(BIVN) – The University of Hawaiʻi Mānoa says a new study shows how high-risk lava zones with infrequent eruptions, like areas of Puna on the lower East Rift Zone of Kīlauea volcano, attract development.
The current eruption of Kīlauea is confined to Halemaʻumaʻu at the summit, within Hawaiʻi Volcanoes National Park. There is no seismic or deformation data to indicate that additional magma is currently moving into the lower East Rift Zone, which has been quiet since the events of 2018 .

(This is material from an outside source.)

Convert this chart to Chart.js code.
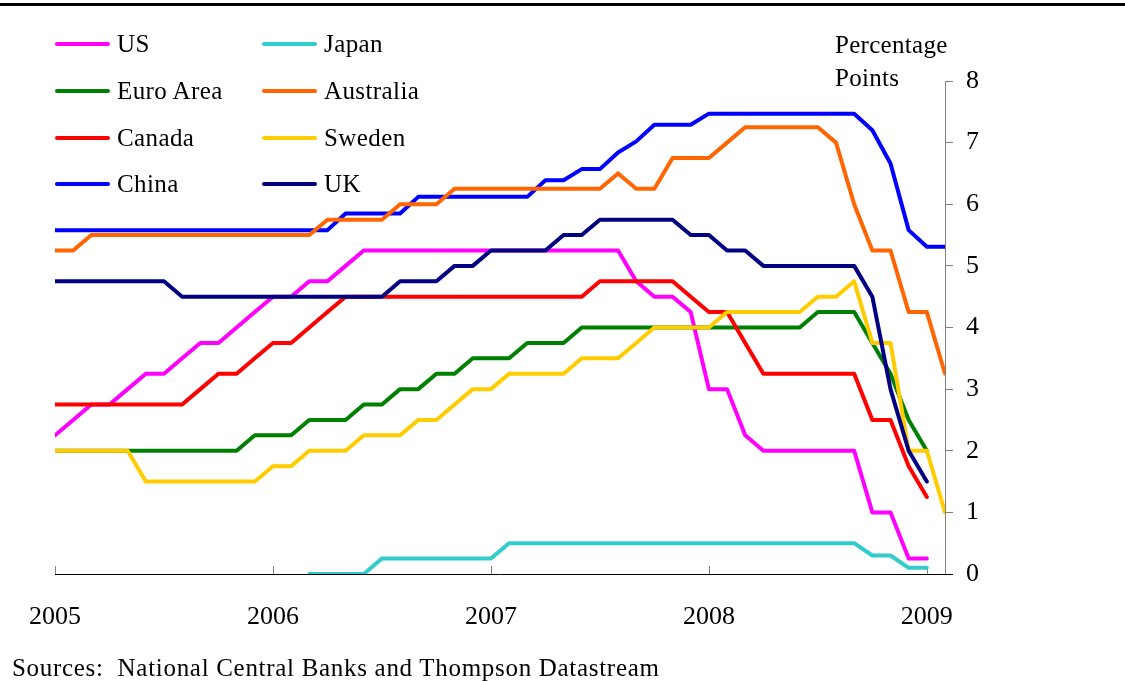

From a UH Mānoa news release:
The unprecedented cost of the 2018 Kīlauea eruption in Hawaiʻi reflects the intersection of distinct physical and social phenomena: infrequent, highly destructive eruptions and atypically high population growth, according to a new study published in Nature Communications and led by University of Hawaiʻi at Mānoa researchers.
It has long been recognized that areas in Puna, Hawaiʻi, are at high risk from lava flows. In fact, Puna lies within the three highest-risk lava hazard zones (1, 2 and 3). This ensured that land values were lower, which actively promoted rapid population growth.
“Low prices on beautiful land and a scarcity of recent eruptions led to unavoidable consequences—more people and more development,” said Bruce Houghton, the lead author of the study and Gordan Macdonald Professor of Volcanology in the UH Mānoa School of Ocean and Earth Science and Technology (SOEST). “Ultimately this drastically increased the value of what was at risk in 2018, relative to earlier eruptions of Kīlauea.”
Kīlauea is one of the most active volcanoes on Earth and has one of the earliest, most comprehensive volcanic monitoring systems. Its recent history has been dominated by activity at the summit caldera and from one of two lines of vents called the Eastern Rift Zone. Between 1967 and 2018, volcanic activity was dominated by eruptions from the upper part of the Eastern Rift Zone. In contrast, no damaging eruptions occurred after 1961 in the more heavily populated Puna district from the vents within the lower portion of the Eastern Rift Zone.
The UH team assessed trends in population growth in Pāhoa-Kalapana, Hilo and Puna using census data, and compared the median cost of land and household income in these areas.
Valuable lessons regarding the complex interplay of science, policy and public behavior emerged from the 2018 disaster.
“Steep population growth occurred during the absence of any locally sourced eruptions between 1961 and 2018, and set the scene for the unprecedented levels of infrastructural damage during the 2018 Lower Eastern Rift Zone eruption,” said Wendy Cockshell, co-author on the paper and technical assistant at the National Disaster Preparedness Training Center (NDPTC) at UH Mānoa.
If population growth resumes in lava hazard zones 1 and 2, there will be increased risk in the most dangerous areas on this exceptionally active volcano translating into high cost of damage in future eruptions.
“Our funded research supports the principle of the initiatives by local and federal government to provide buy-out funding to landowners affected by the 2018 eruption to enable them to relocate outside of these hazardous areas,” said Houghton.
The study was funded with support from the National Science Foundation and the NDPTC.